Another salient weakness of the Ethiopian Constitution is its resistance to serious amendments. Added to the haphazard creation of the constituent elements, a small state with hundreds of thousands of inhabitants is given veto power to block amendments desired by tens of millions. No wonder that this was designed to validate and ensure the long-term existence of ill-gotten gains by the powers that determined the process and substance of the constitution. 

In contrast, the American Constitution has made constitutional amendments quite possible, though more onerous than legislative measures, and that for very good reasons that we do not dwell on here. Indeed, it is the dozens of amendments that it has undergone reflecting the changing times and correcting the historic injustices that it originally embodied that gave the American Constitution its vibrancy. 


The overall performance of the constitution has, however, been dismal if not disastrous. Federalism both vertical and horizontal has been a failure. States have increasingly challenged the prerogative of the federal government. A case in point that elucidates the failure of the vertical federalism put in place is the recent unprovoked and unprecedented attack of forces of the Northern Command of the Ethiopian Defense Forces (EDF) by special forces and militia belonging to the regional government in tandem with renegade elements of Tigrayan origin in the EDF. The attack was preceded by undue interference of the regional government and forces in the day-to-day operation of the EDF, an area universally left to federal power and jurisdiction. The utilization of ethnicity as the main organizing principle had deformed its smooth operation.  

A salient feature of the failure of the horizontal federalism that governs the relationship between sister states is the now common killings of thousands and dislocation of millions of citizens on account of their ethnic identity. Most of the evictees are natives to the regions they are evicted from and it is the only place that they know of. This amply demonstrates the dangers of using ethnicity as the sole or main factor in organizing a federation.  

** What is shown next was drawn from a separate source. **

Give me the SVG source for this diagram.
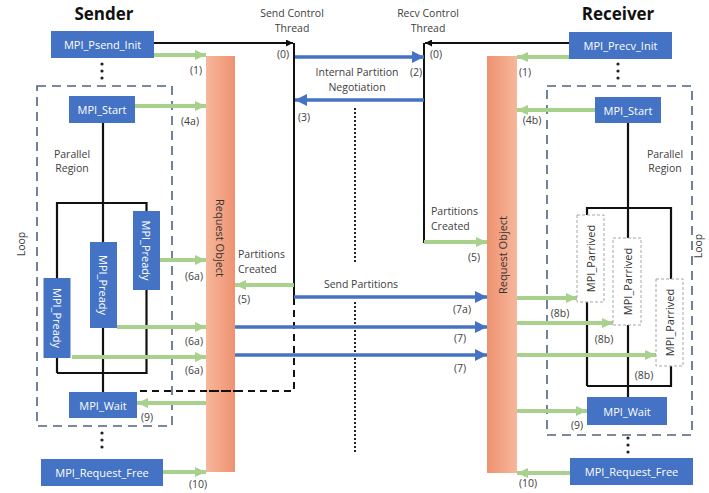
<svg xmlns="http://www.w3.org/2000/svg" width="709" height="493" viewBox="0 0 709 493">
  <defs>
    <style>
      text { font-family: "Open Sans", "Noto Sans", "Liberation Sans", sans-serif; }
      .title { font-size: 17px; font-weight: bold; fill: #111; text-anchor: middle; }
      .lbl { font-size: 10.5px; fill: #404040; }
      .c { text-anchor: middle; }
      .box { fill: #4472C4; }
      .btxt { font-size: 11px; fill: #fff; text-anchor: middle; dominant-baseline: central; }
      .pbox { fill: #fff; stroke: #A6A6A6; stroke-width: 1; stroke-dasharray: 3 2; }
      .ptxt { font-size: 11px; fill: #333; text-anchor: middle; dominant-baseline: central; }
      .rtxt { font-size: 11px; fill: #333; text-anchor: middle; dominant-baseline: central; }
      .loop { fill: none; stroke: #4F6382; stroke-width: 1.6; stroke-dasharray: 9 6; }
      .tree { fill: none; stroke: #111; stroke-width: 2.2; }
      .g { stroke: #A9D18E; stroke-width: 3.8; fill: none; marker-end: url(#ag); }
      .b { stroke: #4472C4; stroke-width: 3.6; fill: none; marker-end: url(#ab); }
      .k { stroke: #111; stroke-width: 2; fill: none; }
      .ka { marker-end: url(#ak); }
      .kd { stroke-dasharray: 7 5; }
      .dot { stroke: #222; stroke-width: 2; stroke-dasharray: 2 2; fill: none; }
      .vd { fill: #222; }
    </style>
    <marker id="ag" markerUnits="userSpaceOnUse" markerWidth="11" markerHeight="10" refX="11" refY="5" orient="auto">
      <path d="M0,0 L11,5 L0,10 z" fill="#A9D18E"/>
    </marker>
    <marker id="ab" markerUnits="userSpaceOnUse" markerWidth="12" markerHeight="12" refX="12" refY="6" orient="auto">
      <path d="M0,0 L12,6 L0,12 z" fill="#4472C4"/>
    </marker>
    <marker id="ak" markerUnits="userSpaceOnUse" markerWidth="7" markerHeight="7" refX="7" refY="3.5" orient="auto">
      <path d="M0,0 L7,3.5 L0,7 z" fill="#111"/>
    </marker>
    <linearGradient id="barL" x1="0" y1="0" x2="1" y2="0">
      <stop offset="0" stop-color="#F6B79B"/>
      <stop offset="1" stop-color="#EF9270"/>
    </linearGradient>
    <linearGradient id="barR" x1="0" y1="0" x2="1" y2="0">
      <stop offset="0" stop-color="#EF9270"/>
      <stop offset="1" stop-color="#F6B79B"/>
    </linearGradient>
  </defs>

  <rect width="709" height="493" fill="#fff"/>

  <!-- headings -->
  <text class="title" x="104" y="20">Sender</text>
  <text class="title" x="618" y="20">Receiver</text>
  <text class="lbl c" x="292" y="17">Send Control</text>
  <text class="lbl c" x="292" y="32">Thread</text>
  <text class="lbl c" x="428" y="17">Recv Control</text>
  <text class="lbl c" x="428" y="32">Thread</text>

  <!-- loop frames -->
  <g id="loop-send">
    <rect class="loop" x="37" y="86" width="135" height="340"/>
    <text class="lbl c" transform="translate(25,244) rotate(-90)">Loop</text>
    <text class="lbl c" x="72" y="158">Parallel</text>
    <text class="lbl c" x="72" y="172">Region</text>
  </g>
  <g id="loop-recv">
    <rect class="loop" x="547" y="86" width="145" height="349"/>
    <text class="lbl c" transform="translate(702,246) rotate(-90)">Loop</text>
    <text class="lbl c" x="665" y="158">Parallel</text>
    <text class="lbl c" x="665" y="172">Region</text>
  </g>

  <!-- request objects -->
  <g id="req-send">
    <rect x="206" y="56" width="29" height="416" fill="url(#barL)"/>
    <text class="rtxt" transform="translate(220.5,238) rotate(90)">Request Object</text>
  </g>
  <g id="req-recv">
    <rect x="487" y="56" width="30" height="417" fill="url(#barR)"/>
    <text class="rtxt" transform="translate(502,255) rotate(-90)">Request Object</text>
  </g>

  <!-- connectors -->
  <g id="connectors">
    <!-- thread structure -->
    <path class="tree" d="M103,123 V392 M57,373 V203 H146.5 V373 H57"/>
    <path class="tree" d="M628,123 V397 M587,386 V208 H671 V386 H587"/>
    <path class="k ka" d="M154,43 H293"/>
    <path class="k ka" d="M569,43 H425"/>
    <path class="k" d="M294,43 V298"/>
    <path class="k" d="M424,43 V243"/>
    <path class="k kd" d="M294,298 V391 H137"/>
    <path class="dot" d="M355,108 V264 M355,302 V452"/>

    <!-- sender side -->
    <path class="g" d="M154,55 H206"/>
    <path class="g" d="M135,106 H206"/>
    <path class="g" d="M160,260 H206"/>
    <path class="g" d="M117,327 H206"/>
    <path class="g" d="M72,357 H206"/>
    <path class="g" d="M206,403 H137"/>
    <path class="g" d="M163,472 H206"/>
    <path class="g" d="M294,285 H235"/>

    <!-- receiver side -->
    <path class="g" d="M569,57 H517"/>
    <path class="g" d="M595,110 H517"/>
    <path class="g" d="M424,242 H487"/>
    <path class="g" d="M517,298 H577"/>
    <path class="g" d="M517,323 H613"/>
    <path class="g" d="M517,355 H656"/>
    <path class="g" d="M517,411 H587"/>
    <path class="g" d="M570,473 H517"/>

    <!-- control thread traffic -->
    <path class="b" d="M295,57 H424"/>
    <path class="b" d="M424,100 H295"/>
    <path class="b" d="M294,297 H487"/>
    <path class="b" d="M235,327 H487"/>
    <path class="b" d="M235,355 H487"/>

    <!-- ellipses -->
    <circle class="vd" cx="102" cy="64" r="1.6"/><circle class="vd" cx="102" cy="71" r="1.6"/><circle class="vd" cx="102" cy="78" r="1.6"/>
    <circle class="vd" cx="102" cy="433" r="1.6"/><circle class="vd" cx="102" cy="440" r="1.6"/><circle class="vd" cx="102" cy="447" r="1.6"/>
    <circle class="vd" cx="618" cy="64" r="1.6"/><circle class="vd" cx="618" cy="71" r="1.6"/><circle class="vd" cx="618" cy="78" r="1.6"/>
    <circle class="vd" cx="628" cy="438" r="1.6"/><circle class="vd" cx="628" cy="445" r="1.6"/><circle class="vd" cx="628" cy="452" r="1.6"/>

    <!-- labels -->
    <text class="lbl c" x="196" y="74">(1)</text>
    <text class="lbl c" x="190" y="125">(4a)</text>
    <text class="lbl c" x="194" y="280">(6a)</text>
    <text class="lbl c" x="194" y="345">(6a)</text>
    <text class="lbl c" x="194" y="374">(6a)</text>
    <text class="lbl c" x="147" y="421">(9)</text>
    <text class="lbl c" x="198" y="488">(10)</text>
    <text class="lbl c" x="283" y="58">(0)</text>
    <text class="lbl c" x="436" y="58">(0)</text>
    <text class="lbl c" x="416" y="76">(2)</text>
    <text class="lbl c" x="357" y="76">Internal Partition</text>
    <text class="lbl c" x="357" y="91">Negotiation</text>
    <text class="lbl c" x="304" y="121">(3)</text>
    <text class="lbl" x="238" y="258">Partitions</text>
    <text class="lbl" x="238" y="273">Created</text>
    <text class="lbl c" x="244" y="303">(5)</text>
    <text class="lbl c" x="361" y="288">Send Partitions</text>
    <text class="lbl c" x="462" y="313">(7a)</text>
    <text class="lbl c" x="460" y="342">(7)</text>
    <text class="lbl c" x="460" y="372">(7)</text>
    <text class="lbl" x="431" y="215">Partitions</text>
    <text class="lbl" x="431" y="230">Created</text>
    <text class="lbl c" x="474" y="261">(5)</text>
    <text class="lbl c" x="525" y="76">(1)</text>
    <text class="lbl c" x="532" y="124">(4b)</text>
    <text class="lbl c" x="560" y="317">(8b)</text>
    <text class="lbl c" x="604" y="343">(8b)</text>
    <text class="lbl c" x="644" y="379">(8b)</text>
    <text class="lbl c" x="577" y="429">(9)</text>
    <text class="lbl c" x="528" y="487">(10)</text>
  </g>

  <!-- sender calls -->
  <g id="psend-init"><rect class="box" x="51" y="31" width="103" height="27"/><text class="btxt" x="102.5" y="44.5">MPI_Psend_Init</text></g>
  <g id="start-send"><rect class="box" x="69" y="96" width="66" height="27"/><text class="btxt" x="102" y="109.5">MPI_Start</text></g>
  <g id="pready-3"><rect class="box" x="133" y="211" width="27" height="79"/><text class="btxt" transform="translate(146.5,250.5) rotate(90)">MPI_Pready</text></g>
  <g id="pready-2"><rect class="box" x="90" y="242" width="27" height="86"/><text class="btxt" transform="translate(103.5,285) rotate(90)">MPI_Pready</text></g>
  <g id="pready-1"><rect class="box" x="43.5" y="278" width="27" height="80"/><text class="btxt" transform="translate(57,318) rotate(90)">MPI_Pready</text></g>
  <g id="wait-send"><rect class="box" x="69" y="392" width="68" height="26"/><text class="btxt" x="103" y="405">MPI_Wait</text></g>
  <g id="free-send"><rect class="box" x="41" y="459" width="122" height="27"/><text class="btxt" x="102" y="472.5">MPI_Request_Free</text></g>

  <!-- receiver calls -->
  <g id="precv-init"><rect class="box" x="569" y="32" width="103" height="27"/><text class="btxt" x="620.5" y="45.5">MPI_Precv_Init</text></g>
  <g id="start-recv"><rect class="box" x="595" y="97" width="66" height="26"/><text class="btxt" x="628" y="110">MPI_Start</text></g>
  <g id="parrived-1"><rect class="pbox" x="577" y="215" width="27" height="87"/><text class="ptxt" transform="translate(590.5,258.5) rotate(-90)">MPI_Parrived</text></g>
  <g id="parrived-2"><rect class="pbox" x="613" y="238" width="28" height="87"/><text class="ptxt" transform="translate(627,281.5) rotate(-90)">MPI_Parrived</text></g>
  <g id="parrived-3"><rect class="pbox" x="656" y="279" width="27" height="87"/><text class="ptxt" transform="translate(669.5,322.5) rotate(-90)">MPI_Parrived</text></g>
  <g id="wait-recv"><rect class="box" x="587" y="397" width="80" height="28"/><text class="btxt" x="627" y="411">MPI_Wait</text></g>
  <g id="free-recv"><rect class="box" x="570" y="458" width="123" height="27"/><text class="btxt" x="631.5" y="471.5">MPI_Request_Free</text></g>

  <!-- dashed wait line drawn over the request object -->
  <path class="k kd" d="M240,391 H200"/>
</svg>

The TPLF has been largely ousted from power since 2018 and its military might have largely been degraded in the war that it has recently provoked. Though defeated politically and militarily, its ideology lingers through the Constitution that it has put in place. 

Nearly three decades of its implementation has amply demonstrated that the Ethiopian Constitution has not bode well for our country. Its weakness has been made worse by its inbuilt mechanism of blocking amendments. A nation of over a hundred million people ought not be taken captive by a document put in place by an unscrupulous group, i.e., the TPLF and its accomplices. As the founders of the American Constitution had put away with the Articles of Confederation that had made itself almost unamendable by giving veto power to any of the thirteen colonies, and came up with the Constitution that has lent itself to amendments that furthered more liberty and widened democracy, it is high time that Ethiopians, too, shall start debate on the framing of a new constitution that would take into account their geopolitical interest, foster fraternity among members of its multitude linguistic groups, enhance economic integration among its sub-units, and neighboring countries at large.  Shall we think of breaking up the larger ethnically defined regions into manageable and more responsive units? How efficient and responsive to put together Northern Shoa and Northern Gondar; Eastern Hararghe and Western Wollega? Shall we ban ethnic-based organizations? Shall we do away with regional special forces? Shall we ban ascribing ethnic names to sub-units? These and similar questions ought to examine in view of striking the right balance between the powers of the federal government and the needs and aspirations of the sub-units for self-rule, linguistic and cultural expression while at the same time facilitating the common good.

It has been announced that national and regional elections that have been postponed as the result of the covid-19 pandemic will be held sometime in August of 2021. How are the aspirations of the citizenry to be met given the shortcomings of the constitution that we have partially attempted to describe above? Which should come first? This and similar questions remain.